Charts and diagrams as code
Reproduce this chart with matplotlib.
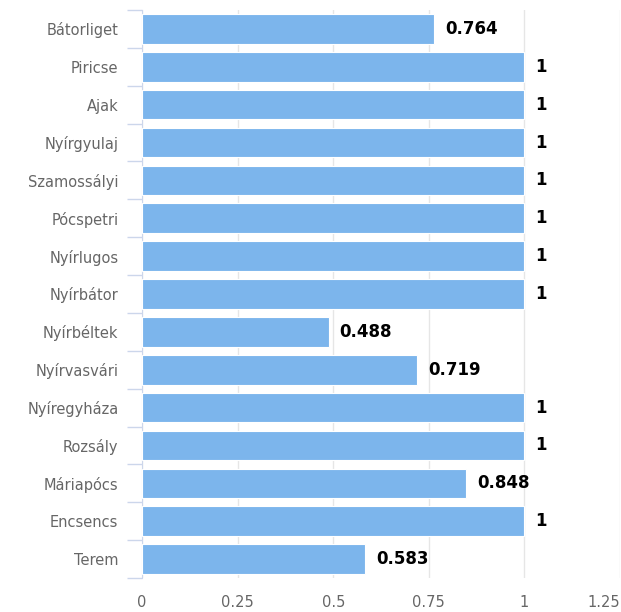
import matplotlib.pyplot as plt

places = ['Bátorliget', 'Piricse', 'Ajak', 'Nyírgyulaj', 'Szamossályi', 'Pócspetri',
          'Nyírlugos', 'Nyírbátor', 'Nyírbéltek', 'Nyírvasvári', 'Nyíregyháza',
          'Rozsály', 'Máriapócs', 'Encsencs', 'Terem']
values = [0.764, 1, 1, 1, 1, 1, 1, 1, 0.488, 0.719, 1, 1, 0.848, 1, 0.583]
xticks = [0, 0.25, 0.5, 0.75, 1, 1.25]
xtick_labels = ['0', '0.25', '0.5', '0.75', '1', '1.25']

fig = plt.figure(figsize=(6.21, 6.12), dpi=100)
ax = fig.add_axes([142 / 621, 34 / 612, (620 - 142) / 621, 568 / 612])

ypos = list(range(len(places)))
ax.barh(ypos, values, height=0.78, color='#7cb5ec', edgecolor='white', linewidth=0.8, zorder=3)

for y, v in zip(ypos, values):
    label = '{:g}'.format(v)
    ax.annotate(label, (v, y), xytext=(8, 0), textcoords='offset points',
                va='center', ha='left', fontsize=12, fontweight='bold', color='black')

ax.set_xlim(0, 1.25)
ax.set_ylim(len(places) - 0.5, -0.5)

ax.set_xticks(xticks)
ax.set_xticklabels(xtick_labels, color='#666666', fontsize=10.5)
ax.get_xticklabels()[-1].set_horizontalalignment('right')
ax.tick_params(axis='x', length=0, pad=12)
ax.grid(axis='x', color='#e6e6e6', linewidth=1, zorder=0)

ax.set_yticks(ypos)
ax.set_yticklabels(places, color='#666666', fontsize=10.5)
ax.set_yticks([y - 0.5 for y in ypos] + [len(places) - 0.5], minor=True)
ax.tick_params(axis='y', which='major', length=0, pad=17)
ax.tick_params(axis='y', which='minor', length=11, color='#ccd6eb', width=1)

for s in ['top', 'right', 'bottom']:
    ax.spines[s].set_visible(False)
ax.spines['left'].set_color('#ccd6eb')

fig.savefig('out.png', dpi=100)
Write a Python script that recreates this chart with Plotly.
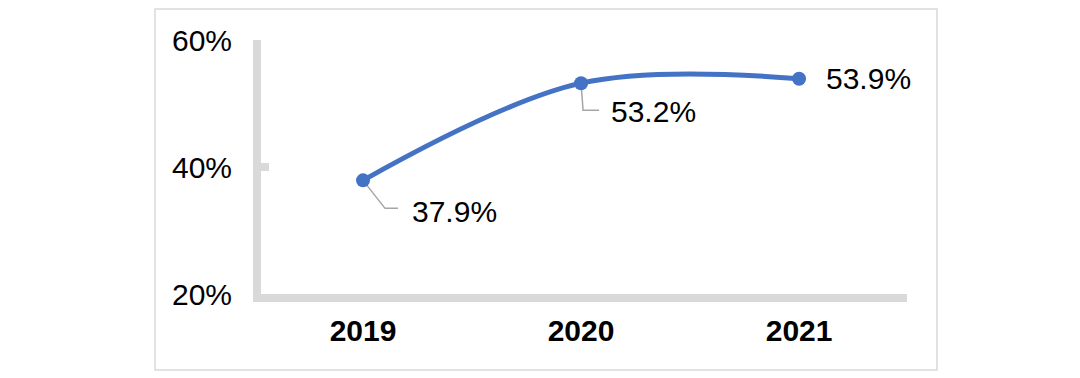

EXERCISE AIM: Please set down each line of the data above exactly as written, without the pictures.

CORRECT RESPONSE:
Reproduce this chart with matplotlib.
import matplotlib.pyplot as plt

places = ['Bátorliget', 'Piricse', 'Ajak', 'Nyírgyulaj', 'Szamossályi', 'Pócspetri',
          'Nyírlugos', 'Nyírbátor', 'Nyírbéltek', 'Nyírvasvári', 'Nyíregyháza',
          'Rozsály', 'Máriapócs', 'Encsencs', 'Terem']
values = [0.764, 1, 1, 1, 1, 1, 1, 1, 0.488, 0.719, 1, 1, 0.848, 1, 0.583]
xticks = [0, 0.25, 0.5, 0.75, 1, 1.25]
xtick_labels = ['0', '0.25', '0.5', '0.75', '1', '1.25']

fig = plt.figure(figsize=(6.21, 6.12), dpi=100)
ax = fig.add_axes([142 / 621, 34 / 612, (620 - 142) / 621, 568 / 612])

ypos = list(range(len(places)))
ax.barh(ypos, values, height=0.78, color='#7cb5ec', edgecolor='white', linewidth=0.8, zorder=3)

for y, v in zip(ypos, values):
    label = '{:g}'.format(v)
    ax.annotate(label, (v, y), xytext=(8, 0), textcoords='offset points',
                va='center', ha='left', fontsize=12, fontweight='bold', color='black')

ax.set_xlim(0, 1.25)
ax.set_ylim(len(places) - 0.5, -0.5)

ax.set_xticks(xticks)
ax.set_xticklabels(xtick_labels, color='#666666', fontsize=10.5)
ax.get_xticklabels()[-1].set_horizontalalignment('right')
ax.tick_params(axis='x', length=0, pad=12)
ax.grid(axis='x', color='#e6e6e6', linewidth=1, zorder=0)

ax.set_yticks(ypos)
ax.set_yticklabels(places, color='#666666', fontsize=10.5)
ax.set_yticks([y - 0.5 for y in ypos] + [len(places) - 0.5], minor=True)
ax.tick_params(axis='y', which='major', length=0, pad=17)
ax.tick_params(axis='y', which='minor', length=11, color='#ccd6eb', width=1)

for s in ['top', 'right', 'bottom']:
    ax.spines[s].set_visible(False)
ax.spines['left'].set_color('#ccd6eb')

fig.savefig('out.png', dpi=100)
Write a Python script that recreates this chart with Plotly.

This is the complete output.